Braemar Howells Assisting With Rena Salvage

Press Release – Braemar Howells

Environmental cleanup specialist Braemar Howells has been working for four weeks to assist with the salvage of the grounded 3,032teu containership MSC Rena.Braemar Howells Assisting With Rena Salvage
Environmental cleanup specialist Braemar Howells has been working for four weeks to assist with the salvage of the grounded 3,032teu containership MSC Rena.

Braemar Howells was appointed on 12th October by the vessel’s P&I Insurers, the Swedish Club. The company has been undertaking various duties in relation to the containers on the stricken vessel, which grounded on the Astrolabe reef off the Port of Tauranga on the east coast of New Zealand last month.

Braemar Howell’s role includes:

    *  removal of containers, intact and otherwise, and cargo debris from the shore line

    *  capture and recovery of floating/drifting containers and/or floating cargo debris

    *  sub-surface search for sunken containers and once identified, their recovery to the surface and ashore (where safe and possible to do so)

    *  decontamination of oiled containers and disposal of any perished cargo.

These tasks recognise the company’s significant expertise gained from its involvement in incidents such as Sea Empress 1996, Ever Decent 2002, MSC Napoli 2007; New Flame 2007 and Fedra 2008.

Various operational and contingency plans detailing the identification, recovery and transportation of containers and cargo debris to a specially prepared process site in Tauranga, were prepared by Braemar Howells and submitted to Maritime New Zealand (MNZ). These plans are now in operation, following MNZ’S oversight of the plans.

Responding to fears that adverse weather conditions could cause the release of more containers into the water, as a contingency Braemar has mobilised tugs, barges, landing craft, large cranes and fast response support vessels – together with aerial surveillance reconnaissance planes, helicopter and underwater side scan radar to reduce the risk of containers or their cargo being washed ashore.

Neil Lloyd, Braemar’s Operations Manager in Tauranga, says: “Container recovery has gone very well with 85 containers recovered from the RENA to date but the weather is the governing factor, and all of us are hoping that it will remain calm, thereby allowing the salvors every chance to continue in their hazardous and difficult task to lift the remaining 1,195 containers from the severely listing vessel.”

Braemar Howells staff were mobilised at the early stages of the incident and have for the past four weeks been working closely with MNZ, the Salvors, Svitzer, and local iwi to ensure the safety of people involved, to minimise any environmental impact the incident could cause and to preserve community assets. They have been complemented by personnel from other divisions within Braemar Shipping Services Plc – illustrating the level of global expertise available throughout the Braemar group of companies.

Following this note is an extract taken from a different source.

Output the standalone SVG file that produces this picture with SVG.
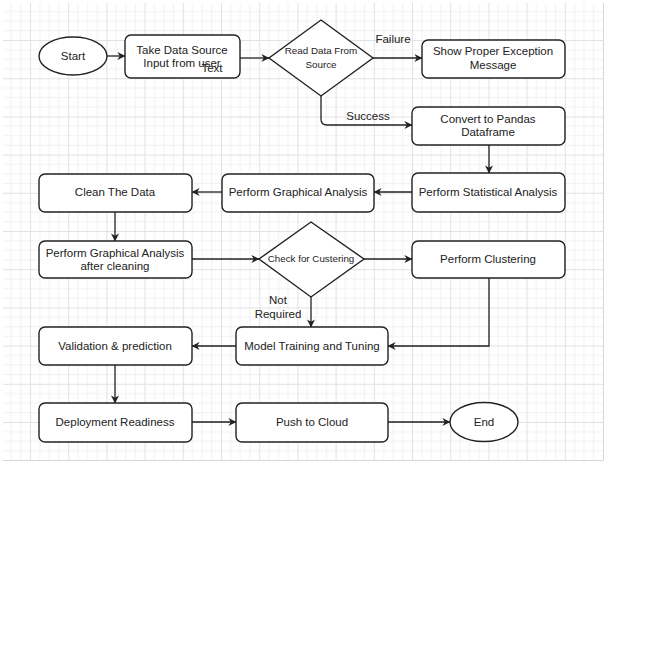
<svg xmlns="http://www.w3.org/2000/svg" width="670" height="670" viewBox="0 0 670 670">
<style>
.box{fill:#fff;stroke:#222;stroke-width:1.4}
.t{font-family:"Liberation Sans",Arial,sans-serif;font-size:11.5px;fill:#222;text-anchor:middle}
.s{font-family:"Liberation Sans",Arial,sans-serif;font-size:9.8px;fill:#222;text-anchor:middle}
.c{fill:none;stroke:#222;stroke-width:1.3}
</style>
<defs>
<pattern id="grid" x="30" y="40" width="38.2" height="38.2" patternUnits="userSpaceOnUse">
<rect x="0" y="0" width="38.2" height="38.2" fill="#fff"/>
<g fill="#f2f2f2">
<rect x="9.3" y="0" width="1" height="38.2"/><rect x="18.8" y="0" width="1" height="38.2"/><rect x="28.4" y="0" width="1" height="38.2"/>
<rect x="0" y="9.3" width="38.2" height="1"/><rect x="0" y="18.8" width="38.2" height="1"/><rect x="0" y="28.4" width="38.2" height="1"/>
</g>
<g fill="#e2e2e2">
<rect x="0" y="0" width="1" height="38.2"/><rect x="0" y="0" width="38.2" height="1"/>
</g>
</pattern>
<marker id="arr" viewBox="0 0 10 10" refX="9.5" refY="5" markerWidth="9" markerHeight="8" markerUnits="userSpaceOnUse" orient="auto">
<path d="M0,0 L10,5 L0,10 L3,5 z" fill="#222"/>
</marker>
</defs>
<rect x="0" y="0" width="670" height="670" fill="#fff"/>
<rect x="3" y="3" width="601" height="458" fill="url(#grid)"/>
<path d="M603.5,3 V460.5 H3" fill="none" stroke="#d8d8d8" stroke-width="1"/>

<g id="connectors">
<path class="c" d="M107,56 H125" marker-end="url(#arr)"/>
<path class="c" d="M240,58 H269" marker-end="url(#arr)"/>
<path class="c" d="M373,58 H422" marker-end="url(#arr)"/>
<path class="c" d="M321,96 V119 Q321,125 327,125 H412" marker-end="url(#arr)"/>
<path class="c" d="M489,145 V173" marker-end="url(#arr)"/>
<path class="c" d="M412,192 H374" marker-end="url(#arr)"/>
<path class="c" d="M222,192 H192" marker-end="url(#arr)"/>
<path class="c" d="M115,212 V241" marker-end="url(#arr)"/>
<path class="c" d="M192,259 H259" marker-end="url(#arr)"/>
<path class="c" d="M364,259 H412" marker-end="url(#arr)"/>
<path class="c" d="M489,278 V346 H388" marker-end="url(#arr)"/>
<path class="c" d="M311,297 V327" marker-end="url(#arr)"/>
<path class="c" d="M236,346 H192" marker-end="url(#arr)"/>
<path class="c" d="M115,365 V403" marker-end="url(#arr)"/>
<path class="c" d="M192,422 H236" marker-end="url(#arr)"/>
<path class="c" d="M388,422 H450" marker-end="url(#arr)"/>
<text class="t" x="393" y="43">Failure</text>
<text class="t" x="368" y="120">Success</text>
<text class="t" x="278" y="304">Not</text>
<text class="t" x="278" y="318">Required</text>
</g>

<g id="start">
<ellipse class="box" cx="73" cy="56" rx="34" ry="19"/>
<text class="t" x="73" y="60">Start</text>
</g>
<g id="take-input">
<rect class="box" x="125" y="35" width="115" height="43" rx="6"/>
<text class="t" x="182" y="54">Take Data Source</text>
<text class="t" x="182" y="67">Input from user</text>
<text class="t" x="212" y="72">Text</text>
</g>
<g id="read-data">
<polygon class="box" points="321,20 373,58 321,96 269,58"/>
<text class="s" x="321" y="54">Read Data From</text>
<text class="s" x="321" y="68">Source</text>
</g>
<g id="show-exception">
<rect class="box" x="422" y="40" width="143" height="38" rx="6"/>
<text class="t" x="493" y="55">Show Proper Exception</text>
<text class="t" x="493" y="69">Message</text>
</g>
<g id="convert-pandas">
<rect class="box" x="412" y="107" width="153" height="38" rx="6"/>
<text class="t" x="488" y="123">Convert to Pandas</text>
<text class="t" x="488" y="136">Dataframe</text>
</g>
<g id="statistical">
<rect class="box" x="412" y="173" width="153" height="39" rx="6"/>
<text class="t" x="488" y="196">Perform Statistical Analysis</text>
</g>
<g id="graphical">
<rect class="box" x="222" y="174" width="152" height="38" rx="6"/>
<text class="t" x="298" y="196">Perform Graphical Analysis</text>
</g>
<g id="clean">
<rect class="box" x="39" y="174" width="153" height="38" rx="6"/>
<text class="t" x="115" y="196">Clean The Data</text>
</g>
<g id="graphical-after">
<rect class="box" x="39" y="241" width="153" height="37" rx="6"/>
<text class="t" x="115" y="257">Perform Graphical Analysis</text>
<text class="t" x="115" y="270">after cleaning</text>
</g>
<g id="check-clustering">
<polygon class="box" points="311,222 364,259 311,297 259,259"/>
<text class="s" x="311" y="262">Check for Custering</text>
</g>
<g id="clustering">
<rect class="box" x="412" y="241" width="153" height="37" rx="6"/>
<text class="t" x="488" y="263">Perform Clustering</text>
</g>
<g id="model-training">
<rect class="box" x="236" y="327" width="152" height="38" rx="6"/>
<text class="t" x="312" y="350">Model Training and Tuning</text>
</g>
<g id="validation">
<rect class="box" x="39" y="327" width="153" height="38" rx="6"/>
<text class="t" x="115" y="350">Validation &amp; prediction</text>
</g>
<g id="deployment">
<rect class="box" x="39" y="403" width="153" height="39" rx="6"/>
<text class="t" x="115" y="426">Deployment Readiness</text>
</g>
<g id="push-cloud">
<rect class="box" x="236" y="403" width="152" height="39" rx="6"/>
<text class="t" x="312" y="426">Push to Cloud</text>
</g>
<g id="end">
<ellipse class="box" cx="484" cy="422" rx="34" ry="19.5"/>
<text class="t" x="484" y="426">End</text>
</g>
</svg>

Braemar has taken advice from Maori elders to get a more complete understanding of sensitive areas and traditions of local iwi. The company is working with iwi representatives to respect their traditions while undertaking the necessary work to clear grounded containers and debris washed ashore. The recovery of shoreline debris and container wreckage has progressed well over the last few weeks and the operations conducted on Motiti Island have resulted in the removal of approximately 60 tons of product. Container recovery efforts have also been successful with a total of 65 containers being recovered to the port.

“The support and assistance we’re receiving from Maritime New Zealand, the local authority, local businesses, iwi and others in the local community is immense,” says Neil Lloyd. “As always we remain committed to working safely and effectively with others to protect their environment and minimise the impact on coastal communities.”